Key things to remember about Dehumanization

  • Dehumanization is the stripping of human qualities from characters, and authors create it through specific techniques like metaphor, synecdoche, setting, and naming, not just plot events.

  • In Topic 6.5, dehumanized characters often function as symbols, so the flattening of a character into a type is itself an authorial choice worth analyzing.

  • A thesis about dehumanization only earns points when commentary explains the mechanism, like how calling workers "hands" reduces them to their labor function.

  • Objectification, animalization, and anonymization are all distinct flavors of dehumanization, and naming the specific one makes your analysis sharper.

  • Texts like Beloved and Lord of the Flies use dehumanization to critique larger systems (slavery, mob violence), so always connect the technique to the work's broader meaning.

Frequently asked questions about Dehumanization

What is dehumanization in literature?

Dehumanization is when a text strips characters of their human qualities, dignity, or individuality, treating them as objects, animals, machines, or anonymous masses. Authors build it through devices like metaphor, synecdoche, and setting rather than stating it outright.

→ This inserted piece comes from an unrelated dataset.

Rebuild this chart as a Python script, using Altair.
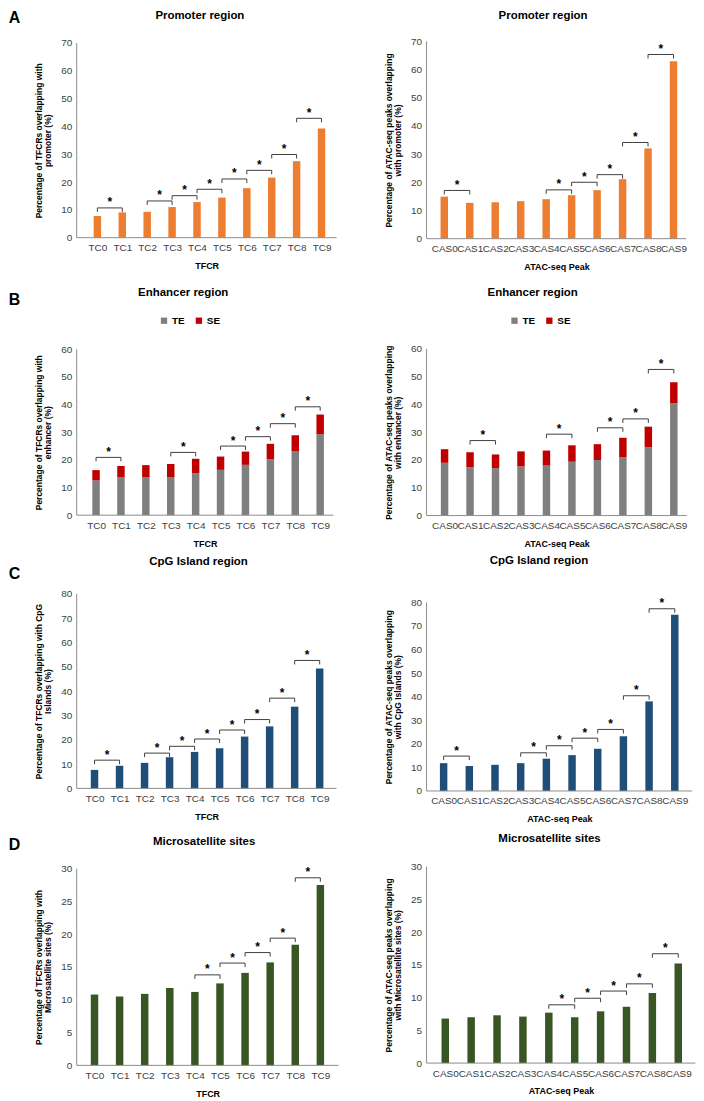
import json
import altair as alt
import pandas as pd

FONT = "Liberation Sans"
INK = "#000000"
LABEL = "#404040"
AXIS = "#8c8c8c"
BRACKET = "#404040"

ORANGE = "#ED7D31"
GREY = "#7F7F7F"
RED = "#C00000"
BLUE = "#1F4E79"
GREEN = "#375623"

TFCR = ["TC0", "TC1", "TC2", "TC3", "TC4", "TC5", "TC6", "TC7", "TC8", "TC9"]
CAS = ["CAS0", "CAS1", "CAS2", "CAS3", "CAS4", "CAS5", "CAS6", "CAS7", "CAS8", "CAS9"]
SERIES_B = ["TE", "SE"]

# A: promoter region
prom_tfcr = [7.8, 9.1, 9.3, 11.0, 12.8, 14.4, 17.8, 21.6, 27.5, 39.2]
prom_tfcr_brackets = [(0, 1, 10.7), (2, 3, 13.2), (3, 4, 15.1), (4, 5, 17.4),
                      (5, 6, 21.1), (6, 7, 24.2), (7, 8, 29.9), (8, 9, 42.9)]
prom_cas = [14.9, 12.7, 12.9, 13.3, 14.0, 15.4, 17.2, 21.1, 32.0, 62.9]
prom_cas_brackets = [(0, 1, 17.1), (4, 5, 17.3), (5, 6, 20.0), (6, 7, 22.7),
                     (7, 8, 34.1), (8, 9, 65.3)]

# B: enhancer region (TE + SE stacked)
enh_tfcr_te = [12.6, 13.8, 13.8, 13.8, 15.2, 16.4, 18.2, 20.2, 23.2, 29.3]
enh_tfcr_se = [3.7, 4.0, 4.3, 4.7, 5.2, 4.8, 4.8, 5.6, 5.7, 7.1]
enh_tfcr_brackets = [(0, 1, 20.9), (3, 4, 22.7), (5, 6, 25.0), (6, 7, 28.4),
                     (7, 8, 33.1), (8, 9, 39.2)]
enh_cas_te = [19.0, 17.4, 17.1, 17.7, 18.0, 19.4, 20.0, 21.0, 24.6, 40.5]
enh_cas_se = [4.9, 5.4, 4.9, 5.4, 5.4, 5.9, 5.7, 7.0, 7.4, 7.5]
enh_cas_brackets = [(1, 2, 27.0), (4, 5, 29.3), (6, 7, 31.6), (7, 8, 34.8),
                    (8, 9, 52.6)]

# C: CpG island region
cpg_tfcr = [7.6, 9.3, 10.5, 12.8, 15.0, 16.5, 21.3, 25.5, 33.6, 49.3]
cpg_tfcr_brackets = [(0, 1, 11.6), (2, 3, 14.5), (3, 4, 17.3), (4, 5, 20.3),
                     (5, 6, 24.0), (6, 7, 28.3), (7, 8, 37.1), (8, 9, 52.6)]
cpg_cas = [11.8, 10.6, 11.1, 11.8, 13.7, 15.2, 17.9, 23.2, 38.0, 74.8]
cpg_cas_brackets = [(0, 1, 14.8), (3, 4, 16.2), (4, 5, 19.2), (5, 6, 22.4),
                    (6, 7, 26.1), (7, 8, 40.4), (8, 9, 77.3)]

# D: microsatellite sites
ms_tfcr = [10.8, 10.5, 10.9, 11.8, 11.2, 12.5, 14.1, 15.7, 18.4, 27.5]
ms_tfcr_brackets = [(4, 5, 13.8), (5, 6, 15.6), (6, 7, 17.2), (7, 8, 19.4),
                    (8, 9, 28.6)]
ms_cas = [6.8, 7.0, 7.3, 7.1, 7.7, 7.0, 7.9, 8.6, 10.7, 15.2]
ms_cas_brackets = [(4, 5, 8.9), (5, 6, 9.9), (6, 7, 11.0), (7, 8, 12.1),
                   (8, 9, 16.7)]

LETTER_X = 9  # page x of the panel letters (page margin 8 + 1px text bound)

# page-pixel layout (plot boxes, first bar, bar step, texts)
LAY = {
    "A_L": dict(left=77.3, top=41.7, bottom=237.3, right=338.3, c0=93.7, step=26.0,
                title_x=201, title_y=18, letter_y=22),
    "A_R": dict(left=424.0, top=40.0, bottom=238.3, right=685.0, c0=437.3, step=26.6,
                title_x=541, title_y=18),
    "B_L": dict(left=77.3, top=347.7, bottom=514.3, right=335.0, c0=92.3, step=26.0,
                title_x=184.3, title_y=294, letter_y=303, legend_x=160, legend_y=314),
    "B_R": dict(left=423.7, top=348.3, bottom=515.7, right=685.0, c0=437.3, step=26.6,
                title_x=530.3, title_y=295, legend_x=507, legend_y=315),
    "C_L": dict(left=77.3, top=592.3, bottom=787.7, right=338.3, c0=90.7, step=26.1,
                title_x=199.7, title_y=563.3, letter_y=577),
    "C_R": dict(left=428.7, top=602.3, bottom=791.7, right=695.5, c0=441.3, step=26.8,
                title_x=541.7, title_y=564),
    "D_L": dict(left=77.3, top=865.7, bottom=1063.3, right=340.3, c0=90.7, step=26.2,
                title_x=205.3, title_y=842, letter_y=847),
    "D_R": dict(left=423.7, top=867.7, bottom=1065.0, right=693.7, c0=438.0, step=27.0,
                title_x=547.2, title_y=843),
}
ROWS = ["A", "B", "C", "D"]
COL_GAP = min(LAY[r + "_R"]["left"] - LAY[r + "_L"]["right"] for r in ROWS)


def group_box(key):
    """Group (flush) box of a panel: each column is a stack of panels, each
    panel's group starting where the one above ends."""
    row, side = key.split("_")
    k = ROWS.index(row)
    lay = LAY[key]
    if k == 0:
        gtop = min(LAY["A_L"]["top"], LAY["A_R"]["top"])
    else:
        gtop = LAY[ROWS[k - 1] + "_" + side]["bottom"]
    if side == "L":
        gwidth = LAY[row + "_R"]["left"] - COL_GAP - lay["left"]
    else:
        gwidth = lay["right"] - lay["left"]
    return gtop, gwidth


def panel(key, cats, series, names, colors, brackets, title, ytitle, xtitle,
          ymax, ystep, letter=None):
    lay = LAY[key]
    gtop, width = group_box(key)
    height = lay["bottom"] - gtop
    plot_h = lay["bottom"] - lay["top"]
    pad = lay["top"] - gtop
    axis_w = lay["right"] - lay["left"]
    ytop = ymax * height / plot_h
    xlo = -(lay["c0"] - lay["left"]) / lay["step"]
    xhi = xlo + width / lay["step"]
    idx = list(range(len(cats)))
    xscale = alt.Scale(domain=[xlo, xhi], nice=False, zero=False)
    yscale = alt.Scale(domain=[0, ytop], nice=False)
    xaxis = alt.Axis(values=idx, labelExpr=json.dumps(cats) + "[datum.value]",
                     title=xtitle, grid=False, ticks=False, domain=False,
                     labelFont=FONT, labelFontSize=10, labelColor=LABEL,
                     labelPadding=5, labelOverlap=False, labelFlush=False,
                     titleFont=FONT, titleFontSize=9, titleFontWeight="bold",
                     titleColor=INK, titlePadding=9, titleX=axis_w / 2)
    yaxis = alt.Axis(values=list(range(0, ymax + 1, ystep)), title=ytitle,
                     grid=False, ticks=False, domain=False,
                     labelFont=FONT, labelFontSize=10, labelColor=LABEL,
                     labelPadding=5, titleFont=FONT, titleFontSize=8.5,
                     titleFontWeight="bold", titleColor=INK,
                     titleLineHeight=9, titlePadding=8, titleY=pad + plot_h / 2)
    rows = []
    for s, (name, vals) in enumerate(zip(names, series)):
        for i, v in zip(idx, vals):
            rows.append({"i": i, "cat": cats[i], "series": name, "ord": s, "v": v})
    df = pd.DataFrame(rows)
    enc = dict(x=alt.X("i:Q", scale=xscale, axis=xaxis),
               y=alt.Y("v:Q", scale=yscale, axis=yaxis, stack="zero"))
    if len(names) > 1:
        enc["color"] = alt.Color(
            "series:N", scale=alt.Scale(domain=names, range=colors),
            legend=alt.Legend(orient="none", legendX=lay["legend_x"] - lay["left"],
                              legendY=lay["legend_y"] - gtop,
                              direction="horizontal", title=None, symbolType="square",
                              symbolSize=40, symbolStrokeWidth=0, labelFont=FONT,
                              labelFontSize=10, labelFontWeight="bold", labelColor=INK,
                              labelOffset=3, columnPadding=9, padding=0))
        enc["order"] = alt.Order("ord:Q")
        bars = alt.Chart(df).mark_bar(size=7.5, orient="vertical").encode(**enc)
    else:
        bars = alt.Chart(df).mark_bar(size=7.5, orient="vertical",
                                      color=colors[0]).encode(**enc)

    tick = 4.0 * ymax / plot_h
    seg, star = [], []
    for a, b, h in brackets:
        seg.append({"x": a, "x2": b, "y": h, "y2": h})
        seg.append({"x": a, "x2": a, "y": h - tick, "y2": h})
        seg.append({"x": b, "x2": b, "y": h - tick, "y2": h})
        star.append({"x": (a + b) / 2, "y": h})
    rules = alt.Chart(pd.DataFrame(seg)).mark_rule(color=BRACKET, strokeWidth=1).encode(
        x=alt.X("x:Q", scale=xscale, axis=xaxis), x2="x2:Q",
        y=alt.Y("y:Q", scale=yscale, axis=yaxis), y2="y2:Q")
    stars = alt.Chart(pd.DataFrame(star)).mark_text(
        text="*", font=FONT, fontSize=12, fontWeight="bold", color=INK,
        baseline="alphabetic", dy=-1.5).encode(
        x=alt.X("x:Q", scale=xscale, axis=xaxis),
        y=alt.Y("y:Q", scale=yscale, axis=yaxis))
    # axis lines: y from 0 to the top tick, x along the category range
    y_line = alt.Chart(pd.DataFrame({"y": [0], "y2": [ymax]})).mark_rule(
        color=AXIS, strokeWidth=1).encode(
        x=alt.value(0), y=alt.Y("y:Q", scale=yscale, axis=yaxis), y2="y2:Q")
    x_line = alt.Chart(pd.DataFrame({"y": [0]})).mark_rule(
        color=AXIS, strokeWidth=1).encode(
        x=alt.value(0), x2=alt.value(axis_w), y=alt.Y("y:Q", scale=yscale, axis=yaxis))
    layers = [bars, rules, stars, y_line, x_line]
    ttl = alt.Chart(pd.DataFrame({"t": [title]})).mark_text(
        font=FONT, fontSize=11.5, fontWeight="bold", color=INK, align="center",
        baseline="alphabetic").encode(
        x=alt.value(lay["title_x"] - lay["left"]),
        y=alt.value(lay["title_y"] - gtop), text="t:N")
    layers.append(ttl)
    if letter:
        lt = alt.Chart(pd.DataFrame({"t": [letter]})).mark_text(
            font=FONT, fontSize=16, fontWeight="bold", color=INK, align="left",
            baseline="alphabetic").encode(
            x=alt.value(LETTER_X - lay["left"]),
            y=alt.value(lay["letter_y"] - gtop), text="t:N")
        layers.append(lt)
    return alt.layer(*layers).properties(width=width, height=height)


TF_Y = "Percentage of TFCRs  overlapping with"
AT_Y = "Percentage of ATAC-seq peaks overlapping"

a_left = panel("A_L", TFCR, [prom_tfcr], ["v"], [ORANGE], prom_tfcr_brackets,
               "Promoter region", [TF_Y, "promoter (%)"], "TFCR", 70, 10, letter="A")
a_right = panel("A_R", CAS, [prom_cas], ["v"], [ORANGE], prom_cas_brackets,
                "Promoter region", [AT_Y, "with promoter (%)"], "ATAC-seq Peak", 70, 10)

b_left = panel("B_L", TFCR, [enh_tfcr_te, enh_tfcr_se], SERIES_B, [GREY, RED],
               enh_tfcr_brackets, "Enhancer region", [TF_Y, "enhancer (%)"], "TFCR",
               60, 10, letter="B")
b_right = panel("B_R", CAS, [enh_cas_te, enh_cas_se], SERIES_B, [GREY, RED],
                enh_cas_brackets, "Enhancer region", [AT_Y, "with enhancer (%)"],
                "ATAC-seq Peak", 60, 10)

c_left = panel("C_L", TFCR, [cpg_tfcr], ["v"], [BLUE], cpg_tfcr_brackets,
               "CpG Island region", ["Percentage of TFCRs  overlapping with CpG", "Islands (%)"],
               "TFCR", 80, 10, letter="C")
c_right = panel("C_R", CAS, [cpg_cas], ["v"], [BLUE], cpg_cas_brackets,
                "CpG Island region", [AT_Y, "with CpG Islands (%)"], "ATAC-seq Peak", 80, 10)

d_left = panel("D_L", TFCR, [ms_tfcr], ["v"], [GREEN], ms_tfcr_brackets,
               "Microsatellite sites", [TF_Y, "Microsatellite sites (%)"], "TFCR",
               30, 5, letter="D")
d_right = panel("D_R", CAS, [ms_cas], ["v"], [GREEN], ms_cas_brackets,
                "Microsatellite sites", [AT_Y, "with Microsatellite sites (%)"],
                "ATAC-seq Peak", 30, 5)

chart = alt.concat(
    a_left, a_right, b_left, b_right, c_left, c_right, d_left, d_right,
    columns=2, spacing={"row": 0, "column": COL_GAP}, align="none", bounds="flush",
).resolve_scale(color="independent").properties(padding=0).configure(
    font=FONT, view=alt.ViewConfig(stroke=None))

chart.save("out.html", embed_options={"renderer": "svg", "actions": False})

What's the difference between dehumanization and objectification?

Objectification is one type of dehumanization, specifically treating a person as a thing or tool. Dehumanization is broader and also covers comparing people to animals, machines, or faceless crowds. "Hands" for workers is objectification; "atoms bouncing in a cold vacuum" is dehumanization through mechanization.

Is dehumanization a literary device?

Not exactly. Dehumanization is a theme or effect, not a device itself. It's created by actual devices like metaphor, synecdoche, imagery, and setting, so on the AP exam you should name the device doing the dehumanizing, then explain the dehumanizing effect.

How do I write about dehumanization in an AP Lit essay?

Make it part of a defensible thesis, like "the author dehumanizes the factory workers to critique industrial capitalism," then use commentary to show how specific evidence does the stripping. A setting detail like machinery drowning out human speech works because the machines literally silence the humans, and that explanation is what earns evidence-and-commentary points.

What books on the AP Lit exam use dehumanization?

Toni Morrison's Beloved shows slavery's dehumanizing logic through Sethe and the schoolteacher's treatment of enslaved people, while Golding's Lord of the Flies traces boys like Jack Merridew shedding their humanity. Industrial and dystopian fiction also use it constantly, which makes it a reliable thematic angle for the open-ended literary argument essay.